After I got my French up to speed, though, I decided to switch tack and try learning some Spanish. I was, somewhat embarrassingly, rather nervous about trying a new language. Other than French, I’d never tried learning a new language, and I didn’t (don’t!) consider myself particularly good at languages. I knew Duolingo was good for refreshing a language, but I doubted it would be good for learning.

Fast-forward several months, and Duolingo now claims that I’m 37% fluent in Spanish. I highly doubt that’s true, but I can confidently state that I have some Spanish skill, whereas two months ago I had absolutely none. I know some basic verbs (tengo, quiero), some helpful food vocabulary (pescado, ensalada), and I’m starting to get a feel for sentence structure.
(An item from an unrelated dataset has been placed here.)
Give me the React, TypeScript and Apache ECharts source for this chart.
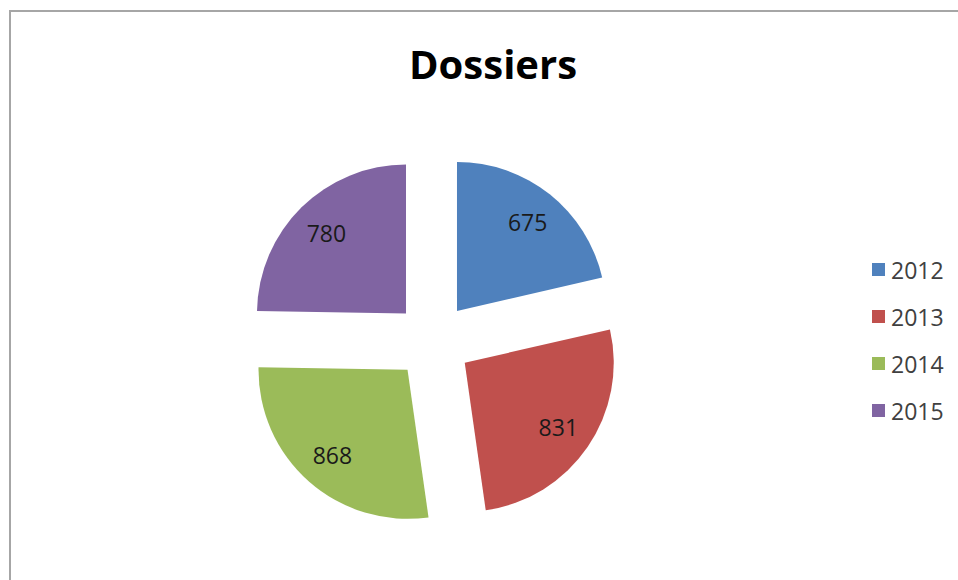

I would definitely still struggle in a proper conversation with a Spanish speaker, but I’d be able to order dinner in a restaurant without an English menu.

While I’m still a long ways away from fluency in Spanish, it is really exciting to go from nothing to basic proficiency in just two months, especially considering I spent only ten minutes a day working through two quick lessons. I never sat down with a thick textbook and poured through lists of conjugations. All I did was take a few minutes every day that I probably would have wasted on facebook anyways and instead open up the Duolingo app.

It amazes me just how much we can accomplish by just dedicating a few minutes every day. How taking five minutes before bed every night for journaling has filled a dozen volumes over a few years. How 100 days on duolingo grants me basic proficiency in a whole new language. How writing for an hour every evening results in a 119,000-word novel in two months.

As I prepare for NaNoWriMo again this November, it really helps to see how far I’ve managed to get in Duolingo with just a few minutes a day. Writing a novel, like learning a language, is a mammoth task, and it’s so encouraging to be reminded of how much we can do by just keeping at it every day.